A few minutes later, tower told the Cessna that they’d been told from Civil Defense that it was a drill and he could land. I started shaking and couldn’t stop for a while.

I drove back to my friend’s hangar and we all looked at each other again somewhat blankly. Rick said now we’d have to go back to just thinking about high blood pressure and heart attacks as a way to die. We all agreed that this was the most f%^$^d up 40 minutes we’d ever been through.

I decided to fly my Cessna, Honey Girl, around for a bit to clear my head. On the way out, I saw my hangar neighbor ground loop his aircraft on the crossing runway. Ground loops are unintentional and possibly catastrophic near crashes that occur during landing in a squirrelly aircraft. He was OK, but the aircraft was toast. Nothing seemed right. I had to take Honey Girl up to a high power setting and lean her out in order to clear the spark plugs and get a smooth running engine.

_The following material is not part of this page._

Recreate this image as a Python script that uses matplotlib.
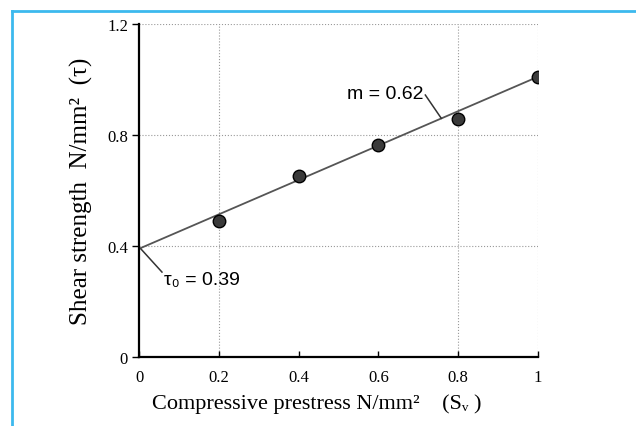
import numpy as np
import matplotlib.pyplot as plt
from matplotlib.lines import Line2D

# data
prestress = [0.2, 0.4, 0.6, 0.8, 1.0]
shear = [0.49, 0.652, 0.764, 0.858, 1.009]
tau0 = 0.39
slope = 0.62
x_ticks = [0, 0.2, 0.4, 0.6, 0.8, 1]
x_labels = ["0", "0.2", "0.4", "0.6", "0.8", "1"]
y_ticks = [0, 0.4, 0.8, 1.2]
y_labels = ["0", "0.4", "0.8", "1.2"]
grid_x = [0.2, 0.8, 1.0]
grid_y = [0.4, 0.8, 1.2]

serif = ['Liberation Serif', 'DejaVu Serif']
narrow = ['Liberation Sans Narrow', 'Liberation Sans', 'DejaVu Sans']

fig = plt.figure(figsize=(6.36, 4.27), dpi=100)
ax = fig.add_axes([0.2186, 0.1616, 0.6274, 0.7799])

# blue frame around the picture (left and top only)
fig.add_artist(Line2D([12/636, 12/636], [0, 1 - 12/427], transform=fig.transFigure,
                      color='#3cb9ee', lw=2))
fig.add_artist(Line2D([12/636, 1], [1 - 12/427, 1 - 12/427], transform=fig.transFigure,
                      color='#3cb9ee', lw=2))

for gx in grid_x:
    ax.axvline(gx, color='#999999', ls=':', lw=0.8, zorder=1)
for gy in grid_y:
    ax.axhline(gy, color='#999999', ls=':', lw=0.8, zorder=1)

xs = np.array([0, 1.0])
ax.plot(xs, tau0 + slope * xs, color='#555555', lw=1.3, zorder=2)
ax.plot(prestress, shear, 'o', ms=9, mfc='#3a3a3a', mec='black', mew=1.0, zorder=3)

# annotations with leader lines
ax.plot([0.7175, 0.7575], [0.944, 0.860], color='#333333', lw=1.1)
ax.text(0.712, 0.948, "m = 0.62", ha='right', va='center', fontsize=14, family=narrow)
ax.plot([0.005, 0.0575], [0.389, 0.306], color='#333333', lw=1.1)
ax.text(0.063, 0.281, "τ₀ = 0.39", ha='left', va='center', fontsize=14, family=narrow)

ax.set_xlim(0, 1)
ax.set_ylim(0, 1.2)
ax.set_xticks(x_ticks)
ax.set_xticklabels(x_labels, family=serif, fontsize=12)
ax.set_yticks(y_ticks)
ax.set_yticklabels(y_labels, family=serif, fontsize=12)
ax.tick_params(axis='x', direction='in', length=4, width=1, pad=9)
ax.tick_params(axis='y', direction='out', length=5, width=1, pad=3)

for s in ['top', 'right']:
    ax.spines[s].set_visible(False)
for s in ['left', 'bottom']:
    ax.spines[s].set_linewidth(1.6)

ax.set_xlabel("Compressive prestress N/mm²    (Sᵥ )", family=serif, fontsize=16, ha='left')
ax.xaxis.set_label_coords(0.0325, -0.108)
ax.set_ylabel("Shear strength  N/mm²  (τ)", family=serif, fontsize=18, labelpad=10)

fig.savefig("out.png", dpi=100)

I went out on the west side of the island until just past Waianae where I saw two humpback whales playing at the surface. Usually they hear my plane and take a dive when I circle them, but these two kept at it, showing their flukes and slapping their fins. Of course it’s ridiculous to attribute any meaning to a couple of humpbacks relieving themselves of barnacles by slamming their flukes on the water, but I decided they were telling me to go out and have a good time, just like they were.

The next day I got to the airport early to fill up the Queen and finally check all those new fuel line fittings. Everything looked tight. I don’t have any lights on the Queen, so I waited till sunrise to take off in this big box kite of an airplane. At sunrise, I was out there doing bumps and circuits telling myself “tall gear, tall gear, tall gear” … blam! Oops, there’s the ground. Thankfully, it was just another normal morning in paradise.